In this assignment, you will train and evaluate your own image classifier using fastai.

Completing this homework will give you practice

Working with image datasets
Training image classifiers
Evaluating image classifiers
Explaining your decisions and their possible consequences.

Instructions

Do this assignment individually. You may help each other, but use Piazza so all benefit.

Pick two buildings on campus. Make a classifier that distinguishes photos of one from photos of the other.

Take your own photos; don’t use photos from the Internet.
Please avoid recognizable images of people.

You will need to organize your photos into a dataset. I suggest:

Name photos like NorthHall_3.jpg.
Place all your photos in a folder for each building. So an image will actually be at NorthHall/NorthHall_3.jpg. (This way it’s easy to rename buildings.)

Submit a Jupyter Notebook reporting your findings on Moodle. In addition to the code needed, include answers to these questions:

How accurate is your classifier? Report your answer as a range (lower to upper) of expected accuracy values.
What sort of mistakes did it make?
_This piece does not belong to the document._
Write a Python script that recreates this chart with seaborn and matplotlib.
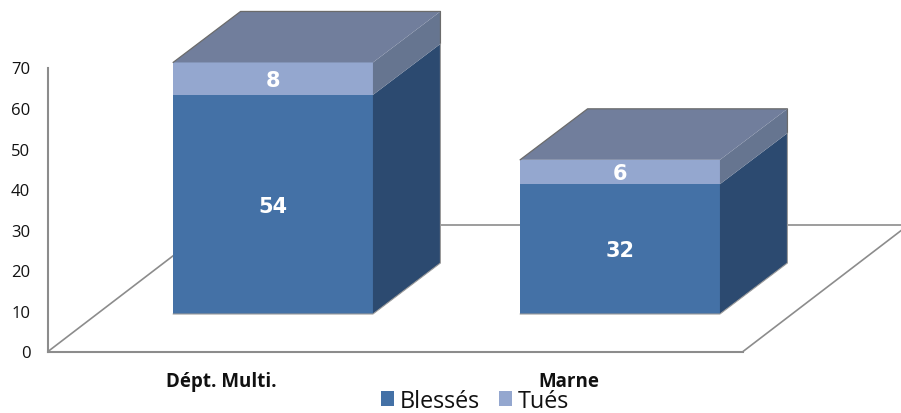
import numpy as np
import matplotlib
matplotlib.use("Agg")
import matplotlib.pyplot as plt
from matplotlib.patches import Polygon
from matplotlib.font_manager import FontProperties
import seaborn as sns

categories = ["Dépt. Multi.", "Marne"]
blesses = [54, 32]
tues = [8, 6]
y_ticks = [0, 10, 20, 30, 40, 50, 60, 70]

sns.set_style("white")
plt.rcParams['font.family'] = ['Open Sans', 'DejaVu Sans']

W, H = 901, 414
GRID = "#8c8c8c"
C_BLESSES = "#4471a6"
C_TUES = "#94a7cf"
C_SIDE_B = "#2c4a70"
C_SIDE_T = "#667590"
C_TOP = "#717e9c"

fig = plt.figure(figsize=(W / 100, H / 100), dpi=100)

# cadre : axe y + plancher en perspective
pos = [48 / W, 1 - 352.5 / H, 695 / W, 284 / H]
ax_frame = fig.add_axes(pos)
ax_frame.set_xlim(-0.5, 1.5)
ax_frame.set_ylim(0, 70)
ax_frame.set_xticks([0, 1], categories, fontweight="bold", fontsize=13.5)
ax_frame.set_yticks(y_ticks)
ax_frame.tick_params(axis="y", length=0, pad=12.7, labelsize=12, labelcolor="#111111")
ax_frame.tick_params(axis="x", length=0, pad=14, labelcolor="#111111")
for s in ["top", "right"]:
    ax_frame.spines[s].set_visible(False)
for s in ["left", "bottom"]:
    ax_frame.spines[s].set_color(GRID)
    ax_frame.spines[s].set_linewidth(1.5)

fx, fy = 166 / 695, 127 / 284
ax_frame.plot([0, fx], [0, fy], color=GRID, lw=1.2, transform=ax_frame.transAxes, clip_on=False)
ax_frame.plot([1, 1 + fx], [0, fy], color=GRID, lw=1.2, transform=ax_frame.transAxes, clip_on=False)
ax_frame.plot([fx, 1 + fx], [fy, fy], color=GRID, lw=1.2, transform=ax_frame.transAxes, clip_on=False)

# barres empilées, base remontée par rapport au plancher
ax = fig.add_axes(pos, zorder=2)
ax.patch.set_alpha(0)
totals = np.add(blesses, tues)
sns.barplot(x=categories, y=totals, color=C_TUES, width=0.576, saturation=1,
            edgecolor="none", label="Tués", ax=ax)
sns.barplot(x=categories, y=blesses, color=C_BLESSES, width=0.576, saturation=1,
            edgecolor="none", label="Blessés", ax=ax)
unit_y = 284 / 70
unit_x = 347
ax.set_xlim(-225 / unit_x, -225 / unit_x + 695 / unit_x)
ax.set_ylim(-37.5 / unit_y, -37.5 / unit_y + 70)
ax.set_axis_off()
ax.get_legend().remove() if ax.get_legend() else None

dx = 67.5 / unit_x
dy = 51 / unit_y
label_font = FontProperties(family="DejaVu Sans", weight="bold", size=15)

n = len(categories)
for i in range(n):
    top_p = ax.patches[i]
    low_p = ax.patches[n + i]
    x0 = top_p.get_x()
    x1 = x0 + top_p.get_width()
    total = top_p.get_height()
    b = low_p.get_height()
    top_p.set_clip_on(False)
    low_p.set_clip_on(False)
    ax.add_patch(Polygon([(x1, 0), (x1 + dx, dy), (x1 + dx, b + dy), (x1, b)],
                         facecolor=C_SIDE_B, edgecolor="none", clip_on=False))
    ax.add_patch(Polygon([(x1, b), (x1 + dx, b + dy), (x1 + dx, total + dy), (x1, total)],
                         facecolor=C_SIDE_T, edgecolor="none", clip_on=False))
    ax.add_patch(Polygon([(x0, total), (x0 + dx, total + dy), (x1 + dx, total + dy), (x1, total)],
                         facecolor=C_TOP, edgecolor="none", clip_on=False))
    ax.plot([x0, x0 + dx, x1 + dx, x1 + dx], [total, total + dy, total + dy, b + dy],
            color="#6b6b6b", lw=0.9, clip_on=False)
    ax.plot([x0, x1, x1 + dx, x1 + dx], [0, 0, dy, b + dy], color="#9a9a9a", lw=0.8, clip_on=False)
    xc = (x0 + x1) / 2
    ax.annotate(str(blesses[i]), (xc, b / 2), xytext=(0, -1), textcoords="offset points",
                color="white", fontproperties=label_font, ha="center", va="center")
    ax.annotate(str(tues[i]), (xc, b + tues[i] / 2), xytext=(0, -0.7), textcoords="offset points",
                color="white", fontproperties=label_font, ha="center", va="center")

handles = [ax.patches[n], ax.patches[0]]
fig.legend(handles, ["Blessés", "Tués"], loc="lower center", bbox_to_anchor=(475 / W, -11.5 / H),
           ncol=2, frameon=False, fontsize=16.8, handlelength=0.58, handleheight=0.58,
           handletextpad=0.25, columnspacing=0.8, labelcolor="#111111", borderpad=0)

fig.savefig("out.png", dpi=100)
Why do you think it may have made those mistakes?
How many images do you need to get good accuracy? (Try your classifier on fewer images.)
What choices did you have to make in the process of collecting data, processing it, and analyzing the results?
- What are one or two choices that you could have made differently?
- What do you expect would be different if you made that different choice?

Tips:

Chapter 2 has some helpful low-level code for constructing an ImageDataLoader. Alternatively, use ImageDataLoaders.from_path_func(..., label_func=parent_label, bs=2).)
You can use the same techniques you used in Lab 2 to evaluate the classifier. See chapter 2 for examples of how to make a confusion matrix and plot top losses (and Resources here for a bugfix for plot_top_losses.)
You probably need to set the batch size to be smaller than the default (which is 64 images). Do this by passing bs=2 as a keyword parameter to your ImageDataLoader.
Like in Lab 2, just hard-code the accuracy values you get from multiple different seeds.
Visualize things:
- What does one batch of your DataLoader look like?
- What do the predictions of your classifier look like?
- What does the confusion matrix look like?
- refer to Chapter 2 for the code for these.
Note that from_name_func fails silently with parent_label. (It should throw an exception. I submitted this bug to propose that it does.) Use from_path_func instead if you want to use that approach.

Submission

Upload only your ipynb file to Moodle, not the image files.

Guidance:

Include all the code needed to get one accuracy number.
Don’t try to show the results of every model you trained, but do make a single cell to change numbers for any aspects you varied (e.g., the seed, how many images you used)
Don’t include extraneous code (like the pip code to check the environment, or the batch practice from Lab 2)
Use Markdown cells, not code comments, to report results.

Common Dataset

Please contribute your photos to this folder in our class Team. Make a new folder with your username. Upload your two folders into it. (Drag and drop should work.)